Sorry, you are right it is completely unambiguous, it's not so much the 'to what' as the 'how' that I was seeking clarification on (which you have addressed further down)

> Now, what goes on between the registrar and the user to identify
> the relevant U-label is, well, between the registrar and the
> user.  My personal recommendation is that registrars stay as
> close to expecting U-labels from users as possible, but I expect
> that "as possible" would include NFC mapping and possibly width
> mapping in cases where the width form that is PVALID is hard to
> type.   But, if a registrar wants to accept something that
> requires either the mappings of the mapping document, or NFKC,
> or something else, that is fine as long as the would-be
> registrant is presented with the U-label and asked to verify
> that is what is being asked for before anything goes off to the
> registry.   The documents don't say more about this because it
> raises issues of registrant interfaces and business
> relationships that are far out of the WG's scope... and on which
> registrars ought to be able to compete if the relevant
> registrar-registry agreements permit that (more business
> relationships).   

> Again, if the documents aren't clear, please make suggestions.
> But I think, from your notes and maybe Shawn's, that you may be
> confused about one bit of intent: the "real" label is the
> canonicalized form, i.e., what IDNA2008 refers to as a U-label
> or its A-label equivalent.  Either of those can be obtained from
> the other by a transformation that does not lose _any_
> information.  That is pretty important and, if I've correctly
> understood what the WG has said several times, we have agreement
> on it.  It also isn't much different from IDNA2003 except for
> terminology and clarity: only the A-label can be stored in a
> zone (under either version) and applying ToUnicode to a valid
> A-label yields what is now called a U-label.   

I 100% agree and understand that the 'real' label is the U-label that has a 1-1 corresponding relationship with an A-label, registries should only deal with U-labels/A-labels and the rationale for all of that makes sense.

So I guess what you are saying is that by stating that registries should only accept Labels in NFC form with protocol valid code points (PVALID or CONTEXTx) you are implicitly saying that someone (probably registrars) SHOULD apply NFC to any string before sending it to the registry, and then by virtue of the fact that all uppercase code points are not protocol valid, you are implying that 'someone' SHOULD lowercase / case fold names before sending them through, and then further implying that because all of this is done on registration, application developers SHOULD do the same thing before looking up names?

My concern is about when users cannot (or do not) input U-labels that we describe how to make a U-label.
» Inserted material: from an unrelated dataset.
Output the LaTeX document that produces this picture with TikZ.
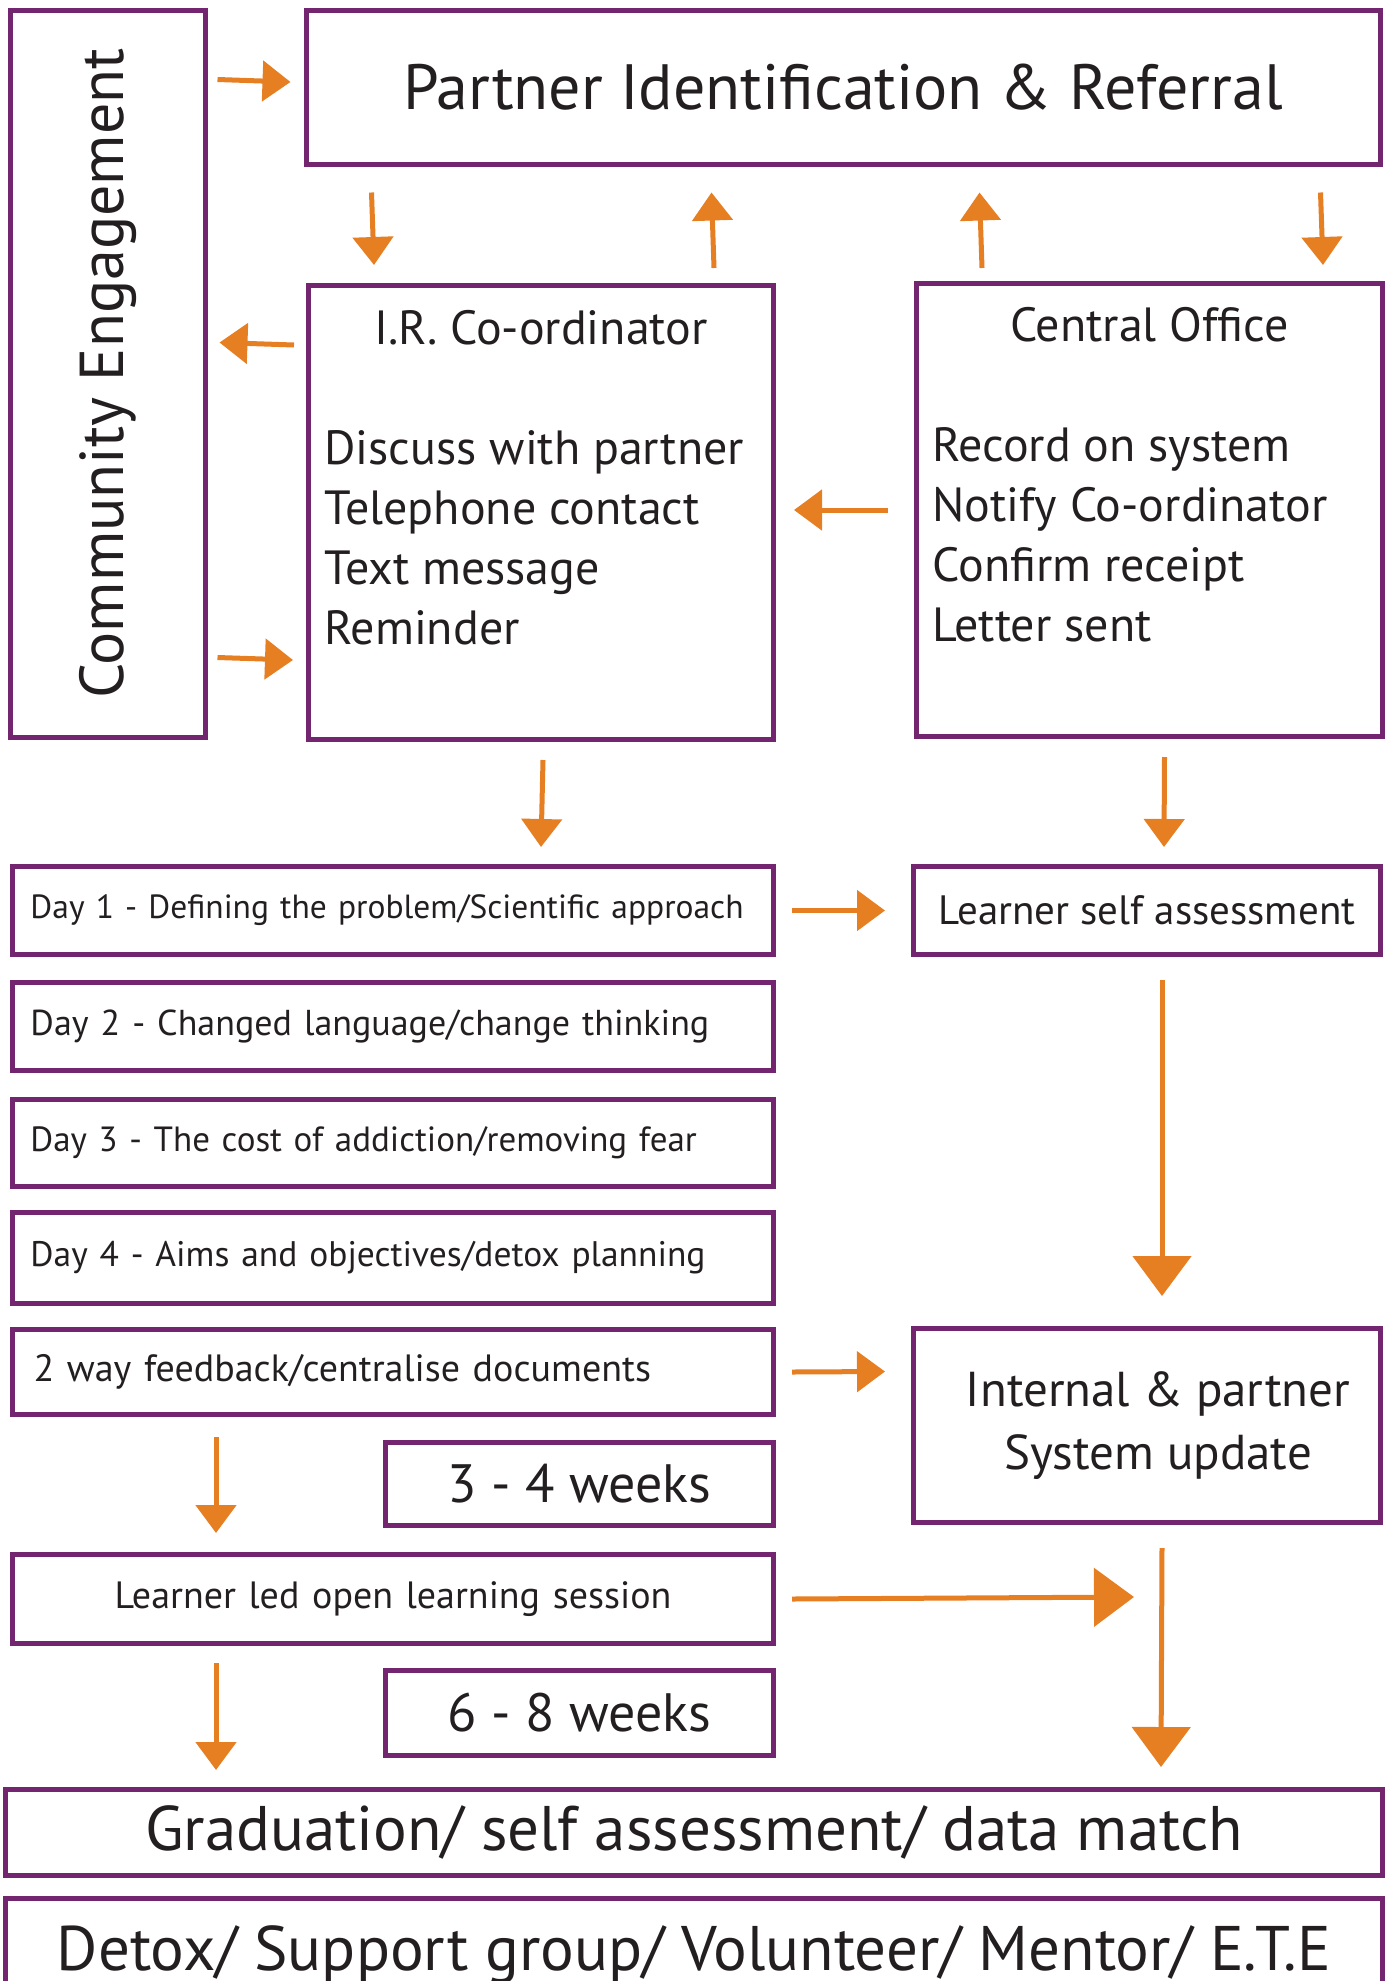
\documentclass[tikz,border=0pt]{standalone}
\usepackage{fontspec}
\usepackage{graphicx}
\setmainfont{PT Sans}
\usetikzlibrary{arrows.meta}

\definecolor{boxpurple}{HTML}{74256F}
\definecolor{arroworange}{HTML}{E67E22}
\definecolor{inkblack}{HTML}{231F20}

\begin{document}
\begin{tikzpicture}[
        x=1pt, y=-1pt,
        every node/.style={text=inkblack},
        box/.style={draw=boxpurple, line width=5pt, rectangle, inner sep=0pt},
        daybox/.style={box, anchor=north west, minimum height=88pt, text width=725pt,
            inner xsep=18pt, align=left, font=\fontsize{35}{42}\selectfont},
        arr/.style={draw=arroworange, line width=5pt, -{Triangle[length=28pt,width=40pt]}},
        bigarr/.style={arr, -{Triangle[length=40pt,width=58pt]}},
    ]
    \useasboundingbox (0,0) rectangle (1389,1981);
    % top part
    \node[box, minimum width=195pt, minimum height=727pt,
        font=\fontsize{62}{74}\selectfont] (ce) at (107.5,373.5) {\rotatebox{90}{Community Engagement}};
    \node[box, minimum width=1074pt, minimum height=154pt,
        font=\fontsize{64}{76}\selectfont] (pi) at (843,87) {Partner Identification \& Referral};
    \node[box, anchor=north west, inner xsep=16pt, font=\fontsize{48}{60}\selectfont] (ir) at (306,283)
        {\parbox[c][454pt][t]{433pt}{\vspace*{17pt}\strut\hfill I.R. Co-ordinator\hfill\null\\[60pt]
        Discuss with partner\\Telephone contact\\Text message\\Reminder}};
    \node[box, anchor=north west, inner xsep=16pt, font=\fontsize{48}{60}\selectfont] (co) at (914,281)
        {\parbox[c][453pt][t]{434pt}{\vspace*{16pt}\strut\hfill Central Office\hfill\null\\[60pt]
        Record on system\\Notify Co-ordinator\\Confirm receipt\\Letter sent}};
    % course days
    \node[daybox, font=\fontsize{33.5}{40}\selectfont] (day1) at (10,864) {Day 1 - Defining the problem/Scientific approach};
    \node[daybox, font=\fontsize{36}{42}\selectfont] (day2) at (10,980) {Day 2 - Changed language/change thinking};
    \node[daybox, minimum height=87pt] (day3) at (10,1097) {Day 3 - The cost of addiction/removing fear};
    \node[daybox, minimum height=91pt, font=\fontsize{35.5}{42}\selectfont] (day4) at (10,1210) {Day 4 - Aims and objectives/detox planning};
    \node[daybox, minimum height=85pt, text width=719pt, inner xsep=21pt,
        font=\fontsize{38}{44}\selectfont] (fb) at (10,1327) {2 way feedback/centralise documents};
    \node[daybox, minimum height=89pt, align=center,
        font=\fontsize{38}{44}\selectfont] (learn) at (10,1552) {Learner led open learning session};
    \node[box, anchor=north west, minimum width=467pt, minimum height=88pt,
        font=\fontsize{41}{48}\selectfont] (lsa) at (911,864) {Learner self assessment};
    \node[box, anchor=north west, minimum width=467pt, minimum height=194pt, align=center,
        font=\fontsize{49}{63}\selectfont] (isu) at (911,1326) {\hspace*{22pt}Internal \& partner\\\hspace*{22pt}System update};
    \node[box, anchor=north west, minimum width=388pt, minimum height=83pt,
        font=\fontsize{54}{64}\selectfont] (wk34) at (383,1440) {3 - 4 weeks};
    \node[box, anchor=north west, minimum width=388pt, minimum height=85pt,
        font=\fontsize{54}{64}\selectfont] (wk68) at (383,1668) {6 - 8 weeks};
    % bottom rows
    \node[box, anchor=north west, minimum width=1377pt, minimum height=86pt,
        font=\fontsize{63}{72}\selectfont] (grad) at (3,1787) {Graduation/ self assessment/ data match};
    \node[box, anchor=north west, minimum width=1377pt, minimum height=112pt,
        font=\fontsize{63}{74}\selectfont] (detox) at (3,1896) {Detox/ Support group/ Volunteer/ Mentor/ E.T.E};
    \coordinate (meet) at (1134,1597);

    % arrows
    \draw[arr] ([xshift=10pt,yshift=-72pt]ce.north east) -- ([xshift=-13pt,yshift=5pt]pi.west);
    \draw[arr] ([xshift=68pt,yshift=-26pt]pi.south west) -- ([xshift=68pt,yshift=18pt]ir.north west);
    \draw[arr] ([xshift=408pt,yshift=15pt]ir.north west) -- ([xshift=408pt,yshift=-26pt]pi.south west);
    \draw[arr] ([xshift=68pt,yshift=13pt]co.north west) -- ([xshift=676pt,yshift=-26pt]pi.south west);
    \draw[arr] ([xshift=-62pt,yshift=-26pt]pi.south east) -- ([xshift=-62pt,yshift=16pt]co.north east);
    \draw[arr] ([xshift=-12pt,yshift=-62pt]ir.north west) -- ([xshift=12pt,yshift=-335pt]ce.north east);
    \draw[arr] ([xshift=10pt,yshift=-650pt]ce.north east) -- ([xshift=-13pt,yshift=-377pt]ir.north west);
    \draw[arr] ([xshift=-26pt]co.west) -- ([xshift=18pt,yshift=2.5pt]ir.east);
    \draw[arr] ([xshift=2pt,yshift=-18pt]ir.south) -- ([xshift=531pt,yshift=17pt]day1.north west);
    \draw[arr] ([xshift=15pt,yshift=-18pt]co.south) -- ([xshift=17pt,yshift=17pt]lsa.north);
    \draw[arr] ([xshift=16pt]day1.east) -- ([xshift=-26pt]lsa.west);
    \draw[bigarr] ([xshift=15pt,yshift=-23pt]lsa.south) -- ([xshift=15pt,yshift=30pt]isu.north);
    \draw[arr] ([xshift=16pt]fb.east) -- ([xshift=-26pt,yshift=54pt]isu.west);
    \draw[arr] ([xshift=206pt,yshift=-20pt]fb.south west) -- ([xshift=206pt,yshift=19pt]learn.north west);
    \draw[bigarr] ([xshift=16pt]learn.east) -- (meet);
    \draw[bigarr] ([xshift=15pt,yshift=-23pt]isu.south) -- ([xshift=467pt,yshift=20pt]grad.north);
    \draw[arr] ([xshift=206pt,yshift=-17pt]learn.south west) -- ([xshift=213pt,yshift=17pt]grad.north west);
\end{tikzpicture}
\end{document}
I understand that this is broad and thus possibly impractical, but if we assume the starting point is a Unicode string we should be able to describe something. We have algorithms that decide if a code point should be PVALID or not, surely the logic that was used in that instance would allow us to come up with a way those algorithms can be applied to turn a Unicode string into a U-label (I am not expecting that this will always be possible) I think the process described in the mapping document should be sufficient for most cases I.e. some form of case folding/lower case, width mapping, followed by NFC. I am concerned about the ordering though, on looking into it more the following concern comes up, regardless of where the mappings document places NFC, NFC will always need to be done as a last step anyway (as the registry expects the label to be in NFC form):

So the question to the Unicode experts is does:

toNFC(casefold(s)) == toNFC(casefold(toNFC(s)))

or in the case of lowercase

toNFC(lowercase(s)) == toNFC(lowercase(toNFC(s)))

I have to admit that you do now have me questioning my own position on mappings and whether that process (ie. The mappings) needs to be specified as a MUST as part of the lookup process, perhaps a SHOULD will be sufficient. I am going to think about this more...

> The registry requirement of the IDNA2008 spec is that you put
> only A-labels into zones (nothing new) and that you "register"
> only U-labels or A-labels (which, with adjusted terminology, is
> exactly how some registries read IDNA2003).  The change is only
> the explicit expectation that you not accept something that
> requires mapping for registration without performing the mapping
> and and verifying it with the registrar or registrant.  Whether
> you require registrars to provide you only with U-labels,
> A-labels, or pairs of them is another business matter. I know
> what advice I'd give in order to head off complex error and race
> conditions, but it isn't something this WG thinks it can or
> should reasonably standardize.

No problem with the above statement

> Conversely, if a registrar or registrant decides to submit only
> U-labels and A-labels, there is no issue about mapping (or much
> of anything else unless you are also applying variant
> processing, which is also outside the WG's scope).

Agreed

>   john